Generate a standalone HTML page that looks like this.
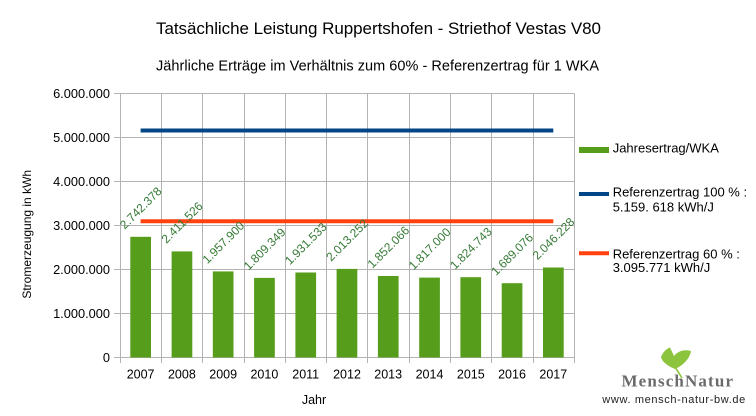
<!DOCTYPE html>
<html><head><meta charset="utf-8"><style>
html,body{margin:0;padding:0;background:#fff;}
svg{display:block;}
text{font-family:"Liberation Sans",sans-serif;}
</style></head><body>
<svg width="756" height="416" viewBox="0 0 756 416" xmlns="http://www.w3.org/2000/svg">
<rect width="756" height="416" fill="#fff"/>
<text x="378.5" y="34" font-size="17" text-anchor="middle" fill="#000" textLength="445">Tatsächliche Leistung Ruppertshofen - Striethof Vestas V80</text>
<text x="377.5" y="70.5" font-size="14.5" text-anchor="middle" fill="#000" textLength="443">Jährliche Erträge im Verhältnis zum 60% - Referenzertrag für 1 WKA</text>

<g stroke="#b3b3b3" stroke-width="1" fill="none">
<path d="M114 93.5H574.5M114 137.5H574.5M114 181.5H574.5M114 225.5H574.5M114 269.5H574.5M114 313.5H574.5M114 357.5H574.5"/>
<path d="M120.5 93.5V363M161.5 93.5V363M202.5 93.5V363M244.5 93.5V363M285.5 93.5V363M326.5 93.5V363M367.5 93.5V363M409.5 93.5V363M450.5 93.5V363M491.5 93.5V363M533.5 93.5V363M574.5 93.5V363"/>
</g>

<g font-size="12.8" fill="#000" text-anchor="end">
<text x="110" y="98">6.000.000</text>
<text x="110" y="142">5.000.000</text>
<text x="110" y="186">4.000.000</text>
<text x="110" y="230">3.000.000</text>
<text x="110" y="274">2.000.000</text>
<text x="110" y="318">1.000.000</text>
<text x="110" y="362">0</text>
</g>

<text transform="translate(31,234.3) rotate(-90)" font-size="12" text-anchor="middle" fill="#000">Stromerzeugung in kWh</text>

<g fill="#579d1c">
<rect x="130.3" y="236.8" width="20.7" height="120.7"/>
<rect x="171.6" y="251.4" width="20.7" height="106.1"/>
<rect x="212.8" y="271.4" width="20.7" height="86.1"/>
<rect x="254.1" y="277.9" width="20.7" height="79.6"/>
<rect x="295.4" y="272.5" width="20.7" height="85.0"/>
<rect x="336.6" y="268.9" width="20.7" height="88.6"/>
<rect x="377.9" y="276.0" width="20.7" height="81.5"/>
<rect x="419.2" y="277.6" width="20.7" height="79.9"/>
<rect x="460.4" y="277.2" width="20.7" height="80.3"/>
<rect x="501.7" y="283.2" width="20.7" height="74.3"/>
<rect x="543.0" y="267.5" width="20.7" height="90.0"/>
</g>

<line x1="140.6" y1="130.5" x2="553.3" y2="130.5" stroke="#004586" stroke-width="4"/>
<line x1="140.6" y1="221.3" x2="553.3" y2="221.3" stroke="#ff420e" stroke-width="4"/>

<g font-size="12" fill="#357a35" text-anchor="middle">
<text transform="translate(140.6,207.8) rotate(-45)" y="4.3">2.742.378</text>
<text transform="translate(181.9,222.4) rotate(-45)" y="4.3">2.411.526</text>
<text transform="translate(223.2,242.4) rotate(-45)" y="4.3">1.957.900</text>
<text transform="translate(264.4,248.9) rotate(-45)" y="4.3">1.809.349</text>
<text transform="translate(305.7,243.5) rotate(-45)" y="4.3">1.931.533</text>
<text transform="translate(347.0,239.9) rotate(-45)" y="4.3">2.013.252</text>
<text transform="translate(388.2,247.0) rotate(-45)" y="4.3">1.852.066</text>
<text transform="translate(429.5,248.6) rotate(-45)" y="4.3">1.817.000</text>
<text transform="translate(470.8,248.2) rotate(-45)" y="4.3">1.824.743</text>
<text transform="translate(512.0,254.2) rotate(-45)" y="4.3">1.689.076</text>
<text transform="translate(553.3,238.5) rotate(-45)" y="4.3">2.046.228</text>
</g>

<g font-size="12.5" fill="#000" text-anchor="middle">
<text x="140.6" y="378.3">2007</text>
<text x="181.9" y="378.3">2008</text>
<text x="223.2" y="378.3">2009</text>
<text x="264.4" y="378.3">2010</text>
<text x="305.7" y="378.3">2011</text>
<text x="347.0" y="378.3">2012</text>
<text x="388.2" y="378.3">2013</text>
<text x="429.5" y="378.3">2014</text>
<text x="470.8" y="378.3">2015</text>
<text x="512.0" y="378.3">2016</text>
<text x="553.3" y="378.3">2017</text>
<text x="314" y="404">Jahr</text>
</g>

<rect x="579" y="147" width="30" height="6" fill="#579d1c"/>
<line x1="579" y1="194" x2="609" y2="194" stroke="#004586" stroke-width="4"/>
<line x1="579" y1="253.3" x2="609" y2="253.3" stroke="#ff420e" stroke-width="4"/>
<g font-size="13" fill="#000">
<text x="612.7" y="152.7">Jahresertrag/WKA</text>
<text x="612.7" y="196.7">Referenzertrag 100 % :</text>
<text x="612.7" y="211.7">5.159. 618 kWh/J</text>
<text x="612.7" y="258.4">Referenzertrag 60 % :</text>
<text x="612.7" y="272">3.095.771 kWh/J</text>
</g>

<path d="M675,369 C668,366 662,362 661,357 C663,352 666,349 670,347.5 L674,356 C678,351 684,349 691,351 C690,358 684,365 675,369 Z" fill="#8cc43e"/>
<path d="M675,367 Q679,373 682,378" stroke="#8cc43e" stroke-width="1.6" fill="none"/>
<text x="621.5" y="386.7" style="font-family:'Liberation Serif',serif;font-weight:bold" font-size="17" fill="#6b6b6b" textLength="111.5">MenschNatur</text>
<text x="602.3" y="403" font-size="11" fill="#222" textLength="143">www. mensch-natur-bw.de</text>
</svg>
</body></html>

» PROMPT
Leave the images out and output the remaining material exactly as it stands.

» FINISHED ANSWER
Generate a standalone HTML page that looks like this.
<!DOCTYPE html>
<html><head><meta charset="utf-8"><style>
html,body{margin:0;padding:0;background:#fff;}
svg{display:block;}
text{font-family:"Liberation Sans",sans-serif;}
</style></head><body>
<svg width="756" height="416" viewBox="0 0 756 416" xmlns="http://www.w3.org/2000/svg">
<rect width="756" height="416" fill="#fff"/>
<text x="378.5" y="34" font-size="17" text-anchor="middle" fill="#000" textLength="445">Tatsächliche Leistung Ruppertshofen - Striethof Vestas V80</text>
<text x="377.5" y="70.5" font-size="14.5" text-anchor="middle" fill="#000" textLength="443">Jährliche Erträge im Verhältnis zum 60% - Referenzertrag für 1 WKA</text>

<g stroke="#b3b3b3" stroke-width="1" fill="none">
<path d="M114 93.5H574.5M114 137.5H574.5M114 181.5H574.5M114 225.5H574.5M114 269.5H574.5M114 313.5H574.5M114 357.5H574.5"/>
<path d="M120.5 93.5V363M161.5 93.5V363M202.5 93.5V363M244.5 93.5V363M285.5 93.5V363M326.5 93.5V363M367.5 93.5V363M409.5 93.5V363M450.5 93.5V363M491.5 93.5V363M533.5 93.5V363M574.5 93.5V363"/>
</g>

<g font-size="12.8" fill="#000" text-anchor="end">
<text x="110" y="98">6.000.000</text>
<text x="110" y="142">5.000.000</text>
<text x="110" y="186">4.000.000</text>
<text x="110" y="230">3.000.000</text>
<text x="110" y="274">2.000.000</text>
<text x="110" y="318">1.000.000</text>
<text x="110" y="362">0</text>
</g>

<text transform="translate(31,234.3) rotate(-90)" font-size="12" text-anchor="middle" fill="#000">Stromerzeugung in kWh</text>

<g fill="#579d1c">
<rect x="130.3" y="236.8" width="20.7" height="120.7"/>
<rect x="171.6" y="251.4" width="20.7" height="106.1"/>
<rect x="212.8" y="271.4" width="20.7" height="86.1"/>
<rect x="254.1" y="277.9" width="20.7" height="79.6"/>
<rect x="295.4" y="272.5" width="20.7" height="85.0"/>
<rect x="336.6" y="268.9" width="20.7" height="88.6"/>
<rect x="377.9" y="276.0" width="20.7" height="81.5"/>
<rect x="419.2" y="277.6" width="20.7" height="79.9"/>
<rect x="460.4" y="277.2" width="20.7" height="80.3"/>
<rect x="501.7" y="283.2" width="20.7" height="74.3"/>
<rect x="543.0" y="267.5" width="20.7" height="90.0"/>
</g>

<line x1="140.6" y1="130.5" x2="553.3" y2="130.5" stroke="#004586" stroke-width="4"/>
<line x1="140.6" y1="221.3" x2="553.3" y2="221.3" stroke="#ff420e" stroke-width="4"/>

<g font-size="12" fill="#357a35" text-anchor="middle">
<text transform="translate(140.6,207.8) rotate(-45)" y="4.3">2.742.378</text>
<text transform="translate(181.9,222.4) rotate(-45)" y="4.3">2.411.526</text>
<text transform="translate(223.2,242.4) rotate(-45)" y="4.3">1.957.900</text>
<text transform="translate(264.4,248.9) rotate(-45)" y="4.3">1.809.349</text>
<text transform="translate(305.7,243.5) rotate(-45)" y="4.3">1.931.533</text>
<text transform="translate(347.0,239.9) rotate(-45)" y="4.3">2.013.252</text>
<text transform="translate(388.2,247.0) rotate(-45)" y="4.3">1.852.066</text>
<text transform="translate(429.5,248.6) rotate(-45)" y="4.3">1.817.000</text>
<text transform="translate(470.8,248.2) rotate(-45)" y="4.3">1.824.743</text>
<text transform="translate(512.0,254.2) rotate(-45)" y="4.3">1.689.076</text>
<text transform="translate(553.3,238.5) rotate(-45)" y="4.3">2.046.228</text>
</g>

<g font-size="12.5" fill="#000" text-anchor="middle">
<text x="140.6" y="378.3">2007</text>
<text x="181.9" y="378.3">2008</text>
<text x="223.2" y="378.3">2009</text>
<text x="264.4" y="378.3">2010</text>
<text x="305.7" y="378.3">2011</text>
<text x="347.0" y="378.3">2012</text>
<text x="388.2" y="378.3">2013</text>
<text x="429.5" y="378.3">2014</text>
<text x="470.8" y="378.3">2015</text>
<text x="512.0" y="378.3">2016</text>
<text x="553.3" y="378.3">2017</text>
<text x="314" y="404">Jahr</text>
</g>

<rect x="579" y="147" width="30" height="6" fill="#579d1c"/>
<line x1="579" y1="194" x2="609" y2="194" stroke="#004586" stroke-width="4"/>
<line x1="579" y1="253.3" x2="609" y2="253.3" stroke="#ff420e" stroke-width="4"/>
<g font-size="13" fill="#000">
<text x="612.7" y="152.7">Jahresertrag/WKA</text>
<text x="612.7" y="196.7">Referenzertrag 100 % :</text>
<text x="612.7" y="211.7">5.159. 618 kWh/J</text>
<text x="612.7" y="258.4">Referenzertrag 60 % :</text>
<text x="612.7" y="272">3.095.771 kWh/J</text>
</g>

<path d="M675,369 C668,366 662,362 661,357 C663,352 666,349 670,347.5 L674,356 C678,351 684,349 691,351 C690,358 684,365 675,369 Z" fill="#8cc43e"/>
<path d="M675,367 Q679,373 682,378" stroke="#8cc43e" stroke-width="1.6" fill="none"/>
<text x="621.5" y="386.7" style="font-family:'Liberation Serif',serif;font-weight:bold" font-size="17" fill="#6b6b6b" textLength="111.5">MenschNatur</text>
<text x="602.3" y="403" font-size="11" fill="#222" textLength="143">www. mensch-natur-bw.de</text>
</svg>
</body></html>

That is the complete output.